Sur le chemin de retour au Fouta, Alpha Ibrahima Bassagui fixa sa nouvelle mariée à Foulamory à une cinquantaine de kilomètres de Kansala sur l’autre rive du fleuve Koliba. Elle était déjà enceinte de l’enfant prédestiné dont le monde entier parlerait jusqu’à la fin de ses jours selon les prédictions expresses de Thierno Sadou Mo Dalein devenu Waliou à l’âge de 16 ans seulement. Koumanthio Wali Sané donna ainsi naissance à Alpha Yaya à Foulamory, en 1850.

Malheureusement Almamy Oumar ne retourna jamais à Timbo. Le grand conquérant trouva la mort sur le chemin de retour dans le village de Dombiadji, situé dans le Kaadé entre Kithiar et Kamélé, le chef-lieu de la province éponyme. Plusieurs versions dont celle de l’empoisonnement ont été relayées sans qu’aucune à ce jour ne soit la plus plausible. 

Toujours est-il que le tombeur de Ngabou et de son Roi Diankewali, repose à Dombiadji où un grand baobab répand son ombre sur sa tombe et qu’à quelques mètres de là, un fils de la localité Elhadj Karo Dombiadji, a construit une mosquée comme pour immortaliser ce lieu, en attendant peut-être que la famille de Almamy Oumar (Soriya et Alphaya), le Fouta, l’État Guinéen pourquoi pas, ne pensent à y construire un. Mausolée digne de la grandeur de l’homme. 

Voilà pour ce qui est du père qui repose donc à Gaoual.

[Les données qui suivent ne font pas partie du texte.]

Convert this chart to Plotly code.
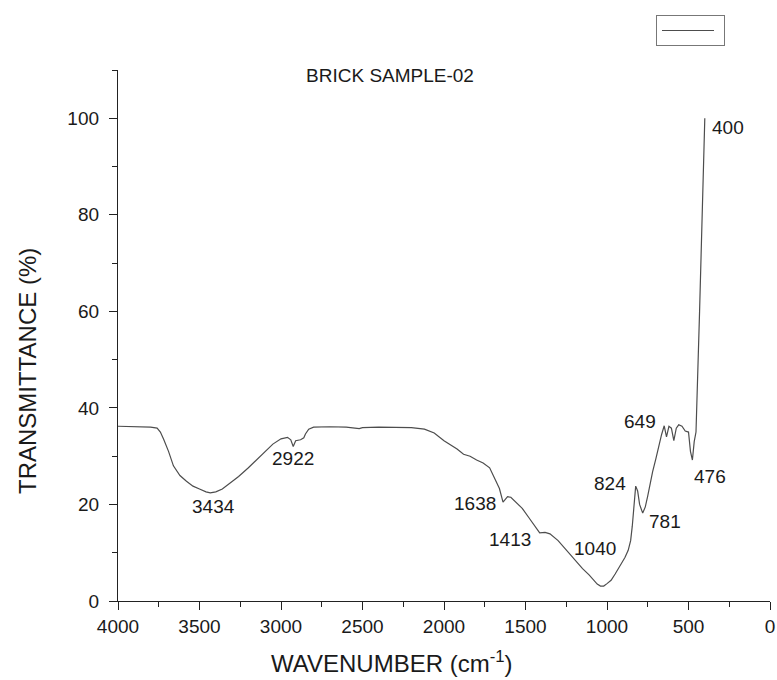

A sa mort, une rude bataille de succession s’engagea entre ses fils Mamadou Pathe, Abdoulaye Dokiri ( de même mère) et Boubacar Biro ( fils de la servante Diariou). Les intrigues de palais à Timbo, à Bhouria et à Fougoumba déchirèrent la famille et Bocar Biro puissant et craint, s’imposa par la force et remit3 en cause le droit d’aînesse. « C’est la peau de commandement de notre père à nous tous, c’est le plus fort qui va s’asseoir dessus », dira-il. La suite on la connait. 

L’Almamy Bocar Biro sera chassé de Timbo et sera contraint à la fuite pour sauver sa vie. Il prend le chemin de Bantignel, se retrouve entre Popodara et Diountou au niveau de la rivière   Kassa qu’il va longer jusqu’où elle se jette dans la Kakrima.

En bon géographe, il sait que s’il gagne l’autre rive, il se retrouvera dans le Telimele à travers le Monoma et le Kebou. Ces derniers ont la réputation d’être de grands guerriers dont la bravoure et la ténacité n’ont d’égal au Fouta, que ceux de Koin. 

Ensemble ils constituent les unités d’élites des armées foutaniennes. Et, ils vont le prouver à L’Almamy Bocar Biro en le ramenant de force à Timbo au prix d’une bataille sanglante, celle de Petel Djiga (Mamou) du 2 février 1896. Seule l’artillerie des troupes coloniales aura raison du fils de Nen Diariou, le samedi 14. Novembre 1896 dans la plaine de Bombey à Porédaka. 

Almamy Oumar, le père pour Gaoual et Almamy Bocar Biro, le fils pour Télimélé, c’est une fascinante histoire du Fouta qui est ainsi gravée dans la pierre, et que la déesse de la chanson pastorale peule Binta Laly Sow s’enrichit pour exhumer et valoriser ce passé glorieux de cette aire géographique et sociologique de la Guinée.